Call me finicky but in circumstances like these, I demand quote marks and a footnote for “McClellan’s letters to his wife.” That's non-negotiable.

** [Edited on 4/5/06 for clarity.] **
** [Final edit on 4/6/06 for clarity.] **

p.s. A few personal observations on this notebook. If you have access to the McClellan Papers on microfilm you’ll notice some odd things about it.

First, many of the entries are written out fully – including conjunctions, prepositions, the lot – as if a first draft was being composed, not as if extracts were being collected for memoir writing or to refresh the memory.

Second, there are clauses crossed out as a thought changes. That is to say, Mac has made crossouts that are not copying errors but compositional errors – very improbable “copying” behavior, that.

Third, there is material here laboriously written out in his hand that has no value to a military memoir – the ostensible purpose for which “letters” were copied.

Fourth, there are the frequent omissions of place, date and time in the extracts.

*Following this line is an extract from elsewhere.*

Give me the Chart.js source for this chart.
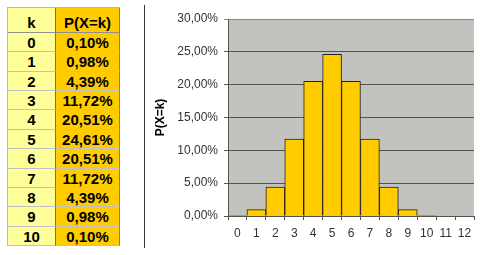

These are extremely valuable in reconstructing timelines. This is the whole point of extracting notes. Did Mrs. McClellan, in lending her letters to George omit the postmarked envelopes? Did the general neglect to guess at time and place of writing? Was May not able to fix the gaps?

Or are we dealing here with a first draft letterbook Mac later labeled as “notes”? You wouldn't need date, place, and time if you were going to send the letter later from a different location. Did his wife never actually loan him the (possibly burned) originals? Can these be reconstructions from memory or from loose copies of drafts?

We will never get to the bottom of this mystery until we can find a delivered letter to compare with Mac's notebook entries. I tried to find one and failed. I have an idea and I'll try again.

In the meantime, keep your ten-foot-pole handy when presented with "McClellan's letters to his wife."